-- START OF Stored data --

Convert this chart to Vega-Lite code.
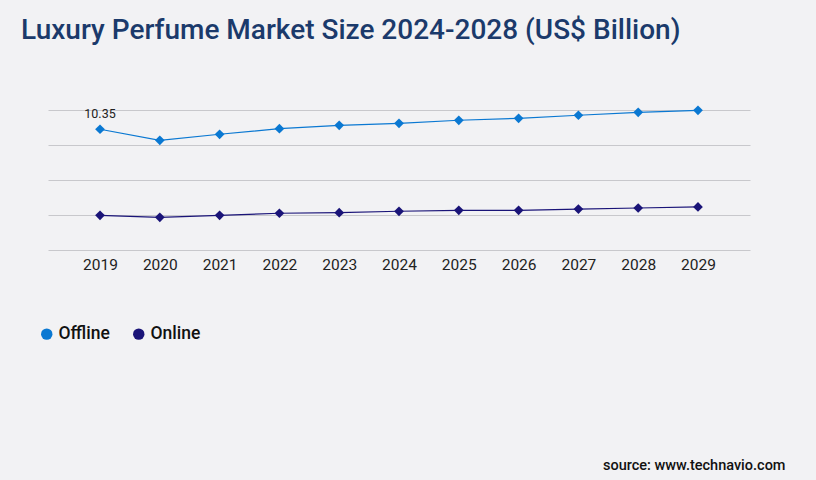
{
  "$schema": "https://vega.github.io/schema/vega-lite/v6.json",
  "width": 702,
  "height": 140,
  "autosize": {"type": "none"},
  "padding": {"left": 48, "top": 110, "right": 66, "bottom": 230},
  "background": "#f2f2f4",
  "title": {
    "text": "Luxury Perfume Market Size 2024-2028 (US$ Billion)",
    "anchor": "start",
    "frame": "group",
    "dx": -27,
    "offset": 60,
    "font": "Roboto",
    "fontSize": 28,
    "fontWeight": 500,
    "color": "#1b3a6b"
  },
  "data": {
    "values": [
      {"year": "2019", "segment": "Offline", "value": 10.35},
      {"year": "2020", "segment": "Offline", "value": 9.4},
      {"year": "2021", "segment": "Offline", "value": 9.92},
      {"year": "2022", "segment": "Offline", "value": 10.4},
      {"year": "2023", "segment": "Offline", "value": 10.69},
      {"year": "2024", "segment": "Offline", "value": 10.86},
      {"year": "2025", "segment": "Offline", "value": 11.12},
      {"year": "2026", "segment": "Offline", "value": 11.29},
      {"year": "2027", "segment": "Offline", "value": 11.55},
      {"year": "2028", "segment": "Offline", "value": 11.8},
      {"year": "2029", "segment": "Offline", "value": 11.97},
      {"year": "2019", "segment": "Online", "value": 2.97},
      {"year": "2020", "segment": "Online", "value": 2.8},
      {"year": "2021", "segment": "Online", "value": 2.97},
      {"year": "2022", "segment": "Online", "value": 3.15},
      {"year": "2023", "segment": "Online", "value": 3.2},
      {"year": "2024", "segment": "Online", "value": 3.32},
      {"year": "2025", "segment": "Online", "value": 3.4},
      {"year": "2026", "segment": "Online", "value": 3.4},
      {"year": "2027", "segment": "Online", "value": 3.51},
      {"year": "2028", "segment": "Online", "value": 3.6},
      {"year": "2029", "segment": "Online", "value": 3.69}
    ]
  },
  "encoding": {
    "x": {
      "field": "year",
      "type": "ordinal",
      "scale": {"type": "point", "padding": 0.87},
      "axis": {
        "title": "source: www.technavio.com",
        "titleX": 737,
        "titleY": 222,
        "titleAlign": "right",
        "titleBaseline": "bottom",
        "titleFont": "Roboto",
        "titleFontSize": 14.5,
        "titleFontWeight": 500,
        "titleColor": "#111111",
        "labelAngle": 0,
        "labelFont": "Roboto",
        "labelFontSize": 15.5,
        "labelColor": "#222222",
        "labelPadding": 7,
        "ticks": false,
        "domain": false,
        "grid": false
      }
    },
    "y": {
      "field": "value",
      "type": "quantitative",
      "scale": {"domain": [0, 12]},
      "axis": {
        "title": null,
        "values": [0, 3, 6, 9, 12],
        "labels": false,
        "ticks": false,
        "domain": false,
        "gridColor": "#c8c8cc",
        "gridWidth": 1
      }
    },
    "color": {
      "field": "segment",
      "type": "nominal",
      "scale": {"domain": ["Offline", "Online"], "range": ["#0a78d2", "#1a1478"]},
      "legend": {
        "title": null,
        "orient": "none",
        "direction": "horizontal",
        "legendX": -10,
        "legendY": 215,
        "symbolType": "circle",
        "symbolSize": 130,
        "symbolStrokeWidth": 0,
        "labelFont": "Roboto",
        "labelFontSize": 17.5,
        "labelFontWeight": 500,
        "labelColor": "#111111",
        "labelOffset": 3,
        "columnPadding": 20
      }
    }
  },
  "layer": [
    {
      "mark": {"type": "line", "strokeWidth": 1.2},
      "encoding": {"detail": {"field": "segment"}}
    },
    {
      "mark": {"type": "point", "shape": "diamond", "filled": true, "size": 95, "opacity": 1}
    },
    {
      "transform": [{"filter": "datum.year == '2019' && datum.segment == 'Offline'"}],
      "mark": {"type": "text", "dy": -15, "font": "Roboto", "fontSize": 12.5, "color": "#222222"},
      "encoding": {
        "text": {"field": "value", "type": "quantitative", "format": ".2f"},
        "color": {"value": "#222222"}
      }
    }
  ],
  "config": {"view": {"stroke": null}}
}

-- END OF Stored data --

Written exercise. Send back the data above word for word, with the pictures left out.

Final result.
Convert this chart to Vega-Lite code.
{
  "$schema": "https://vega.github.io/schema/vega-lite/v6.json",
  "width": 702,
  "height": 140,
  "autosize": {"type": "none"},
  "padding": {"left": 48, "top": 110, "right": 66, "bottom": 230},
  "background": "#f2f2f4",
  "title": {
    "text": "Luxury Perfume Market Size 2024-2028 (US$ Billion)",
    "anchor": "start",
    "frame": "group",
    "dx": -27,
    "offset": 60,
    "font": "Roboto",
    "fontSize": 28,
    "fontWeight": 500,
    "color": "#1b3a6b"
  },
  "data": {
    "values": [
      {"year": "2019", "segment": "Offline", "value": 10.35},
      {"year": "2020", "segment": "Offline", "value": 9.4},
      {"year": "2021", "segment": "Offline", "value": 9.92},
      {"year": "2022", "segment": "Offline", "value": 10.4},
      {"year": "2023", "segment": "Offline", "value": 10.69},
      {"year": "2024", "segment": "Offline", "value": 10.86},
      {"year": "2025", "segment": "Offline", "value": 11.12},
      {"year": "2026", "segment": "Offline", "value": 11.29},
      {"year": "2027", "segment": "Offline", "value": 11.55},
      {"year": "2028", "segment": "Offline", "value": 11.8},
      {"year": "2029", "segment": "Offline", "value": 11.97},
      {"year": "2019", "segment": "Online", "value": 2.97},
      {"year": "2020", "segment": "Online", "value": 2.8},
      {"year": "2021", "segment": "Online", "value": 2.97},
      {"year": "2022", "segment": "Online", "value": 3.15},
      {"year": "2023", "segment": "Online", "value": 3.2},
      {"year": "2024", "segment": "Online", "value": 3.32},
      {"year": "2025", "segment": "Online", "value": 3.4},
      {"year": "2026", "segment": "Online", "value": 3.4},
      {"year": "2027", "segment": "Online", "value": 3.51},
      {"year": "2028", "segment": "Online", "value": 3.6},
      {"year": "2029", "segment": "Online", "value": 3.69}
    ]
  },
  "encoding": {
    "x": {
      "field": "year",
      "type": "ordinal",
      "scale": {"type": "point", "padding": 0.87},
      "axis": {
        "title": "source: www.technavio.com",
        "titleX": 737,
        "titleY": 222,
        "titleAlign": "right",
        "titleBaseline": "bottom",
        "titleFont": "Roboto",
        "titleFontSize": 14.5,
        "titleFontWeight": 500,
        "titleColor": "#111111",
        "labelAngle": 0,
        "labelFont": "Roboto",
        "labelFontSize": 15.5,
        "labelColor": "#222222",
        "labelPadding": 7,
        "ticks": false,
        "domain": false,
        "grid": false
      }
    },
    "y": {
      "field": "value",
      "type": "quantitative",
      "scale": {"domain": [0, 12]},
      "axis": {
        "title": null,
        "values": [0, 3, 6, 9, 12],
        "labels": false,
        "ticks": false,
        "domain": false,
        "gridColor": "#c8c8cc",
        "gridWidth": 1
      }
    },
    "color": {
      "field": "segment",
      "type": "nominal",
      "scale": {"domain": ["Offline", "Online"], "range": ["#0a78d2", "#1a1478"]},
      "legend": {
        "title": null,
        "orient": "none",
        "direction": "horizontal",
        "legendX": -10,
        "legendY": 215,
        "symbolType": "circle",
        "symbolSize": 130,
        "symbolStrokeWidth": 0,
        "labelFont": "Roboto",
        "labelFontSize": 17.5,
        "labelFontWeight": 500,
        "labelColor": "#111111",
        "labelOffset": 3,
        "columnPadding": 20
      }
    }
  },
  "layer": [
    {
      "mark": {"type": "line", "strokeWidth": 1.2},
      "encoding": {"detail": {"field": "segment"}}
    },
    {
      "mark": {"type": "point", "shape": "diamond", "filled": true, "size": 95, "opacity": 1}
    },
    {
      "transform": [{"filter": "datum.year == '2019' && datum.segment == 'Offline'"}],
      "mark": {"type": "text", "dy": -15, "font": "Roboto", "fontSize": 12.5, "color": "#222222"},
      "encoding": {
        "text": {"field": "value", "type": "quantitative", "format": ".2f"},
        "color": {"value": "#222222"}
      }
    }
  ],
  "config": {"view": {"stroke": null}}
}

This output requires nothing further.